But don’t despair: there are plenty of ways to slow down even an inherently strong economy. History offers plenty of examples. But as more contemporary models, take your pick of successfully ruined economies — the Venezuelan, the Cuban, the North Korean, the Greek, the Italian, the Portuguese, or pretty much any from Mediterranean Africa to the Cape of Good Hope. There are certain commonalities about why and how they fail. Let’s review some of them.
The War of Words
Prosperity is always relative, never absolute. A car, a house, or a job is not to be judged on its own merits, but in comparison to someone else who has one better. If today’s Kias are better than a Mercedes of 20 years ago, it matters little: they are not as nice as someone else’s Mercedes of today. Britain in the postwar 1940s discovered the power of envy and what it can do to slow down ill-won prosperity.
From Plato to Marx to Tocqueville, philosophical minds, for both good and bad reasons, have always appreciated that human nature is attracted to the idea of enforced equality, to such a degree that most would rather be poor and the same, than better off with some far better off. Let’s give them that chance!

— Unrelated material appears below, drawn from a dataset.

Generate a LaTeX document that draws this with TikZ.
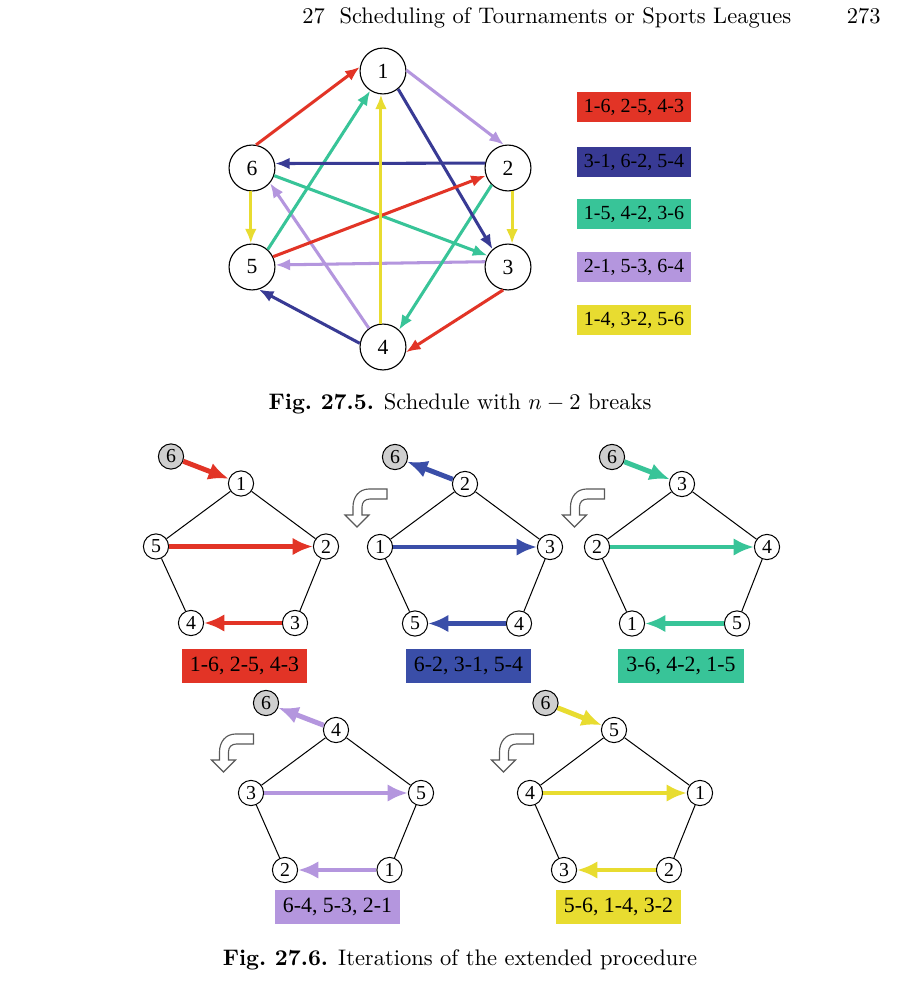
\documentclass[tikz,border=0pt]{standalone}
\usepackage{fontspec}
\newfontfamily\tms{Liberation Serif}
\usetikzlibrary{arrows.meta}
\definecolor{cred}{RGB}{226,52,38}
\definecolor{cnavy}{RGB}{56,58,148}
\definecolor{cblue}{RGB}{58,78,168}
\definecolor{cgreen}{RGB}{56,196,152}
\definecolor{cpurple}{RGB}{180,150,222}
\definecolor{cyellow}{RGB}{232,220,48}
\newcommand\bendicon[1]{%
  \draw[icon,shift={#1}] (30,-38) -- (12,-38) .. controls (2,-38) and (-4,-30) .. (-4,-20)
    -- (-4,-12) -- (-12,-12) -- (0,0) -- (12,-12) -- (5,-12) -- (5,-20)
    .. controls (5,-25) and (8,-28) .. (13,-28) -- (30,-28) -- cycle;}
\begin{document}
\begin{tikzpicture}[x=0.4444pt,y=-0.4444pt,
  bignode/.style={circle,draw,line width=0.5pt,minimum size=20.4pt,inner sep=0pt,fill=white,font=\tms\fontsize{9.6}{9.6}\selectfont},
  tedge/.style={line width=1.35pt,-{Latex[length=6.5pt,width=5.2pt]}},
  legend/.style={minimum width=50.7pt,minimum height=13.3pt,inner sep=0pt,font=\tms\fontsize{8.9}{9}\selectfont},
  pnode/.style={circle,draw,line width=0.45pt,minimum size=11.2pt,inner sep=0pt,fill=white,font=\tms\fontsize{8.8}{8.8}\selectfont},
  gnode/.style={pnode,fill=black!19},
  pline/.style={line width=0.45pt},
  parr/.style={line width=2.2pt,-{Latex[length=9pt,width=7.8pt]}},
  plabel/.style={minimum width=55.6pt,minimum height=14.7pt,inner sep=0pt,font=\tms\fontsize{9.7}{10}\selectfont},
  icon/.style={draw=black!65,line width=0.5pt,fill=white},
  txt/.style={inner sep=0pt}
]
\useasboundingbox[fill=white] (0,0) rectangle (915,986);
% header
\node[txt,anchor=base west] (hd) at (302,23) {27\hspace{0.65em}Scheduling of Tournaments or Sports Leagues};
\node[txt,anchor=base east] (pg) at (881,23) {273};
% ---------- Fig 27.5 ----------
\node[bignode] (t1) at (383,71) {1};
\node[bignode] (t6) at (252,168) {6};
\node[bignode] (t2) at (508,168) {2};
\node[bignode] (t5) at (252,267) {5};
\node[bignode] (t3) at (508,267) {3};
\node[bignode] (t4) at (383,347) {4};
\draw[tedge,cpurple] (t1.2) -- (t2.100);
\draw[tedge,cpurple] (t3.167) -- (t5.5);
\draw[tedge,cpurple] (t4.127) -- (t6.-40);
\draw[tedge,cgreen] (t5.48) -- (t1.237);
\draw[tedge,cgreen] (t6.-19) -- (t3.151);
\draw[tedge,cgreen] (t2.226) -- (t4.47);
\draw[tedge,cnavy] (t2.168) -- (t6.11);
\draw[tedge,cnavy] (t1.-50) -- (t3.131);
\draw[tedge,cnavy] (t4.171) -- (t5.-73);
\draw[tedge,cred] (t6.80) -- (t1.170);
\draw[tedge,cred] (t5.26) -- (t2.199);
\draw[tedge,cred] (t3.-102) -- (t4.-13);
\draw[tedge,cyellow] (t4.95) -- (t1.265);
\draw[tedge,cyellow] (t6.-93) -- (t5.93);
\draw[tedge,cyellow] (t2.-80) -- (t3.80);
\node[legend,fill=cred] (l1) at (634,107) {1-6, 2-5, 4-3};
\node[legend,fill=cnavy] (l2) at (634,162) {3-1, 6-2, 5-4};
\node[legend,fill=cgreen] (l3) at (634,214) {1-5, 4-2, 3-6};
\node[legend,fill=cpurple] (l4) at (634,267) {2-1, 5-3, 6-4};
\node[legend,fill=cyellow] (l5) at (634,320) {1-4, 3-2, 5-6};
\node[txt,anchor=base] (cap1) at (460,409) {\textbf{Fig.\ 27.5.} Schedule with $n-2$ breaks};
% ---------- Fig 27.6 ----------
% red
\begin{scope}[shift={(241,483.5)}]
\node[pnode] (aT) at (0,0) {1};
\node[pnode] (aL) at (-85,63) {5};
\node[pnode] (aR) at (85,63) {2};
\node[pnode] (aBL) at (-50,139.5) {4};
\node[pnode] (aBR) at (54,139.5) {3};
\node[gnode] (aG) at (-70,-27) {6};
\node[plabel,fill=cred] (aLab) at (3.5,182.5) {1-6, 2-5, 4-3};
\end{scope}
\draw[pline] (aT) -- (aL) (aT) -- (aR) (aL) -- (aBL) (aR) -- (aBR);
\draw[parr,cred] (aG) -- (aT);
\draw[parr,cred] (aL) -- (aR);
\draw[parr,cred] (aBR) -- (aBL);
% blue
\begin{scope}[shift={(465,484)}]
\node[pnode] (bT) at (0,0) {2};
\node[pnode] (bL) at (-85,63) {1};
\node[pnode] (bR) at (85,63) {3};
\node[pnode] (bBL) at (-50,139.5) {5};
\node[pnode] (bBR) at (54,139.5) {4};
\node[gnode] (bG) at (-70,-27) {6};
\node[plabel,fill=cblue] (bLab) at (3.5,182) {6-2, 3-1, 5-4};
\end{scope}
\draw[pline] (bT) -- (bL) (bT) -- (bR) (bL) -- (bBL) (bR) -- (bBR);
\draw[parr,cblue] (bT) -- (bG);
\draw[parr,cblue] (bL) -- (bR);
\draw[parr,cblue] (bBR) -- (bBL);
\bendicon{(357,527)}
% green
\begin{scope}[shift={(682,484)}]
\node[pnode] (cT) at (0,0) {3};
\node[pnode] (cL) at (-85,63) {2};
\node[pnode] (cR) at (85,63) {4};
\node[pnode] (cBL) at (-50,139.5) {1};
\node[pnode] (cBR) at (55,139.5) {5};
\node[gnode] (cG) at (-70,-27) {6};
\node[plabel,fill=cgreen] (cLab) at (-1,182) {3-6, 4-2, 1-5};
\end{scope}
\draw[pline] (cT) -- (cL) (cT) -- (cR) (cL) -- (cBL) (cR) -- (cBR);
\draw[parr,cgreen] (cG) -- (cT);
\draw[parr,cgreen] (cL) -- (cR);
\draw[parr,cgreen] (cBR) -- (cBL);
\bendicon{(574.5,527)}
% purple
\begin{scope}[shift={(336,730)}]
\node[pnode] (dT) at (0,0) {4};
\node[pnode] (dL) at (-85,63) {3};
\node[pnode] (dR) at (85,63) {5};
\node[pnode] (dBL) at (-51,140) {2};
\node[pnode] (dBR) at (53.5,140) {1};
\node[gnode] (dG) at (-70,-27) {6};
\node[plabel,fill=cpurple] (dLab) at (1.5,177) {6-4, 5-3, 2-1};
\end{scope}
\draw[pline] (dT) -- (dL) (dT) -- (dR) (dL) -- (dBL) (dR) -- (dBR);
\draw[parr,cpurple] (dT) -- (dG);
\draw[parr,cpurple] (dL) -- (dR);
\draw[parr,cpurple] (dBR) -- (dBL);
\bendicon{(223.5,772)}
% yellow
\begin{scope}[shift={(614,730)}]
\node[pnode] (eT) at (0,0) {5};
\node[pnode] (eL) at (-84,63) {4};
\node[pnode] (eR) at (86,63) {1};
\node[pnode] (eBL) at (-50,140) {3};
\node[pnode] (eBR) at (55,140) {2};
\node[gnode] (eG) at (-68.5,-27) {6};
\node[plabel,fill=cyellow] (eLab) at (4.5,177) {5-6, 1-4, 3-2};
\end{scope}
\draw[pline] (eT) -- (eL) (eT) -- (eR) (eL) -- (eBL) (eR) -- (eBR);
\draw[parr,cyellow] (eG) -- (eT);
\draw[parr,cyellow] (eL) -- (eR);
\draw[parr,cyellow] (eBR) -- (eBL);
\bendicon{(503.5,772)}
\node[txt,anchor=base] (cap2) at (460,965) {\textbf{Fig.\ 27.6.} Iterations of the extended procedure};
\end{tikzpicture}
\end{document}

I would try to redefine the entire capitalist notion of profit, getting ahead, and being rich or successful as something arbitrary. Better yet, it should be analogous to cheating, proof of unfairness, or incurring general shame. The point is to make profit-making synonymous with failure; and poverty something inherently noble. Compensation should be seen as capricious, never based on logical requisites like education, knowledge, experience, level of responsibility, hard work, personal comportment, or even the less predictable such as health, luck, fate, and chance. Redefine rich and poor to emphasize the fact that one making $20,000 a year and another $200,000 is unfair, period — and to be corrected by a fair, all-knowing, and compassionate government. I would talk always of poverty and hunger, never of the epidemic of obesity or the nation’s collective youth glued to iPhones.
Sometimes, sloppy language is critical: jumble together “millionaires” with those worth 1,000 times more, and you earn the force-multiplying evil “millionaires and billionaires.” The word “fair” is critical: as in “pay your fair share.” But “patriotic” is even better, as in “unpatriotic” past presidents who run up debt, and “patriotic” present egalitarians who borrow in four years what used to take eight.
I would also redefine entire professions in negative terms: bankers are “fat cats”; the rich “junket” to Las Vegas; CEOs are “corporate jet owners”; doctors lop off limbs and yank out tonsils to pile up profits. Material wealth alone defines us. Mitt Romney is a man with lots of money, a big house with an elevator, a wife with horses. Who cares what he did with the Olympics or as governor?